■ The exercise ■
Leave out the pictures and copy everything else below exactly.

[Begin Record extracts]

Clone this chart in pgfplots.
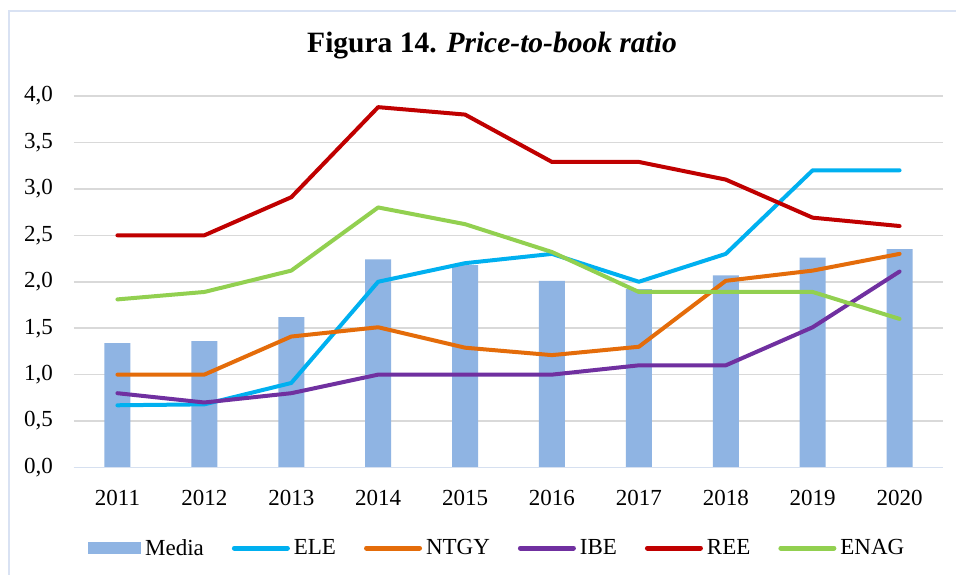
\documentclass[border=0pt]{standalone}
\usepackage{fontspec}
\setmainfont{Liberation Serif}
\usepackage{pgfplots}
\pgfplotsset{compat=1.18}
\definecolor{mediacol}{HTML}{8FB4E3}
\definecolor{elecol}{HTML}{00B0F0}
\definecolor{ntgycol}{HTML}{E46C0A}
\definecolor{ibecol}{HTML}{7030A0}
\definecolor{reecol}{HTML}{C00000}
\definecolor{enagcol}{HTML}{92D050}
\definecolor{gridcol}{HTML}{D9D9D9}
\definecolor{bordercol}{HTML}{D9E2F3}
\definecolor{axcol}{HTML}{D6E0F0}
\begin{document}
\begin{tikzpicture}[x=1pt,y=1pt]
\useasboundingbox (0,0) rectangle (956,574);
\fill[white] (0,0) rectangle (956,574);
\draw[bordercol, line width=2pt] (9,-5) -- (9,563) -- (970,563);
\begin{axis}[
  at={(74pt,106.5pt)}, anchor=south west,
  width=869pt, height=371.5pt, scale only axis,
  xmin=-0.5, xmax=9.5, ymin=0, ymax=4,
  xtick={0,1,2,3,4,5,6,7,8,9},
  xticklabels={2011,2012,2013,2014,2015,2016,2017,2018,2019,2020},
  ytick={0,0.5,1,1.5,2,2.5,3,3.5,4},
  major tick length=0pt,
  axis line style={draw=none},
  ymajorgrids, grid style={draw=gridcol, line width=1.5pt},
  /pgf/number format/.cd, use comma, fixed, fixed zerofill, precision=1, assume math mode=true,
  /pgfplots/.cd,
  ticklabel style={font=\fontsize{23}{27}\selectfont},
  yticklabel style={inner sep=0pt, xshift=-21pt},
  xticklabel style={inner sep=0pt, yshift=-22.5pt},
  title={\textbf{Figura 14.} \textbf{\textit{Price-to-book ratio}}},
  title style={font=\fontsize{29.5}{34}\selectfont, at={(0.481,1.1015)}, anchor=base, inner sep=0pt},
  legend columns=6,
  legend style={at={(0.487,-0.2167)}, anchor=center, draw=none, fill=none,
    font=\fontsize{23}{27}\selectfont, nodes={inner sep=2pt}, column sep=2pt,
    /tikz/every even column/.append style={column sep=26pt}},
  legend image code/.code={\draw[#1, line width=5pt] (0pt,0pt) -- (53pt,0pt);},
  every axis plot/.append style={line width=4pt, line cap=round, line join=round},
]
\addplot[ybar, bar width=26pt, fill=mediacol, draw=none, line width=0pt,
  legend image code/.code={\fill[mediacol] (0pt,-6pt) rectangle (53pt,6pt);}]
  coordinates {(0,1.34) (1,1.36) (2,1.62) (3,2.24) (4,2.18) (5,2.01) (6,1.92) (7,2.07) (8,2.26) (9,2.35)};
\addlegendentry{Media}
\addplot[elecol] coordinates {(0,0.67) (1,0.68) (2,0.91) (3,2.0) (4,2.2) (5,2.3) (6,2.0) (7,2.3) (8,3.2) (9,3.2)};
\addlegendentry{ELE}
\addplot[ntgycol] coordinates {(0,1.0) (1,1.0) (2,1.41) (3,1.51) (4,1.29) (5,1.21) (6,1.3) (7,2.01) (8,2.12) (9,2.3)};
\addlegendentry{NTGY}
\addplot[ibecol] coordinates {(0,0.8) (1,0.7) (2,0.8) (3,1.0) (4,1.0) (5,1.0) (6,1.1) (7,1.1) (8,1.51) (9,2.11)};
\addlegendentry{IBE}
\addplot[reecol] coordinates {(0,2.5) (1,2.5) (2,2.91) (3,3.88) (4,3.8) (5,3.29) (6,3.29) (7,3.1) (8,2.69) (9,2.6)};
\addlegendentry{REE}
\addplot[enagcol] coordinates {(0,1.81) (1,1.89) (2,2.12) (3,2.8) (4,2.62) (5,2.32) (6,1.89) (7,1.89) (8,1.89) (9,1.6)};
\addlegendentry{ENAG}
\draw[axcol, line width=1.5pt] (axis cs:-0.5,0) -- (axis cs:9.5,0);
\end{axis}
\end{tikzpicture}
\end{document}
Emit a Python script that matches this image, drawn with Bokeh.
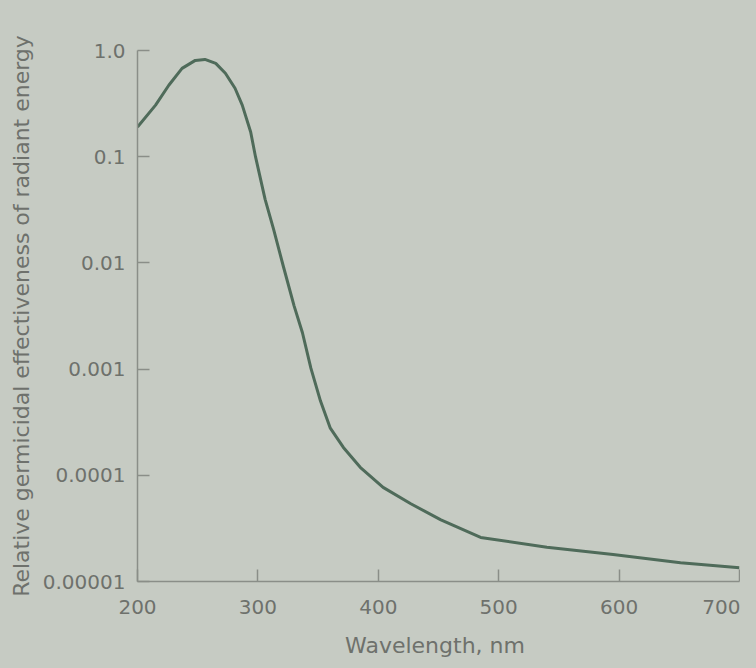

[End Record extracts]

■ Exercise result ■
Clone this chart in pgfplots.
\documentclass[border=0pt]{standalone}
\usepackage{fontspec}
\setmainfont{Liberation Serif}
\usepackage{pgfplots}
\pgfplotsset{compat=1.18}
\definecolor{mediacol}{HTML}{8FB4E3}
\definecolor{elecol}{HTML}{00B0F0}
\definecolor{ntgycol}{HTML}{E46C0A}
\definecolor{ibecol}{HTML}{7030A0}
\definecolor{reecol}{HTML}{C00000}
\definecolor{enagcol}{HTML}{92D050}
\definecolor{gridcol}{HTML}{D9D9D9}
\definecolor{bordercol}{HTML}{D9E2F3}
\definecolor{axcol}{HTML}{D6E0F0}
\begin{document}
\begin{tikzpicture}[x=1pt,y=1pt]
\useasboundingbox (0,0) rectangle (956,574);
\fill[white] (0,0) rectangle (956,574);
\draw[bordercol, line width=2pt] (9,-5) -- (9,563) -- (970,563);
\begin{axis}[
  at={(74pt,106.5pt)}, anchor=south west,
  width=869pt, height=371.5pt, scale only axis,
  xmin=-0.5, xmax=9.5, ymin=0, ymax=4,
  xtick={0,1,2,3,4,5,6,7,8,9},
  xticklabels={2011,2012,2013,2014,2015,2016,2017,2018,2019,2020},
  ytick={0,0.5,1,1.5,2,2.5,3,3.5,4},
  major tick length=0pt,
  axis line style={draw=none},
  ymajorgrids, grid style={draw=gridcol, line width=1.5pt},
  /pgf/number format/.cd, use comma, fixed, fixed zerofill, precision=1, assume math mode=true,
  /pgfplots/.cd,
  ticklabel style={font=\fontsize{23}{27}\selectfont},
  yticklabel style={inner sep=0pt, xshift=-21pt},
  xticklabel style={inner sep=0pt, yshift=-22.5pt},
  title={\textbf{Figura 14.} \textbf{\textit{Price-to-book ratio}}},
  title style={font=\fontsize{29.5}{34}\selectfont, at={(0.481,1.1015)}, anchor=base, inner sep=0pt},
  legend columns=6,
  legend style={at={(0.487,-0.2167)}, anchor=center, draw=none, fill=none,
    font=\fontsize{23}{27}\selectfont, nodes={inner sep=2pt}, column sep=2pt,
    /tikz/every even column/.append style={column sep=26pt}},
  legend image code/.code={\draw[#1, line width=5pt] (0pt,0pt) -- (53pt,0pt);},
  every axis plot/.append style={line width=4pt, line cap=round, line join=round},
]
\addplot[ybar, bar width=26pt, fill=mediacol, draw=none, line width=0pt,
  legend image code/.code={\fill[mediacol] (0pt,-6pt) rectangle (53pt,6pt);}]
  coordinates {(0,1.34) (1,1.36) (2,1.62) (3,2.24) (4,2.18) (5,2.01) (6,1.92) (7,2.07) (8,2.26) (9,2.35)};
\addlegendentry{Media}
\addplot[elecol] coordinates {(0,0.67) (1,0.68) (2,0.91) (3,2.0) (4,2.2) (5,2.3) (6,2.0) (7,2.3) (8,3.2) (9,3.2)};
\addlegendentry{ELE}
\addplot[ntgycol] coordinates {(0,1.0) (1,1.0) (2,1.41) (3,1.51) (4,1.29) (5,1.21) (6,1.3) (7,2.01) (8,2.12) (9,2.3)};
\addlegendentry{NTGY}
\addplot[ibecol] coordinates {(0,0.8) (1,0.7) (2,0.8) (3,1.0) (4,1.0) (5,1.0) (6,1.1) (7,1.1) (8,1.51) (9,2.11)};
\addlegendentry{IBE}
\addplot[reecol] coordinates {(0,2.5) (1,2.5) (2,2.91) (3,3.88) (4,3.8) (5,3.29) (6,3.29) (7,3.1) (8,2.69) (9,2.6)};
\addlegendentry{REE}
\addplot[enagcol] coordinates {(0,1.81) (1,1.89) (2,2.12) (3,2.8) (4,2.62) (5,2.32) (6,1.89) (7,1.89) (8,1.89) (9,1.6)};
\addlegendentry{ENAG}
\draw[axcol, line width=1.5pt] (axis cs:-0.5,0) -- (axis cs:9.5,0);
\end{axis}
\end{tikzpicture}
\end{document}
Emit a Python script that matches this image, drawn with Bokeh.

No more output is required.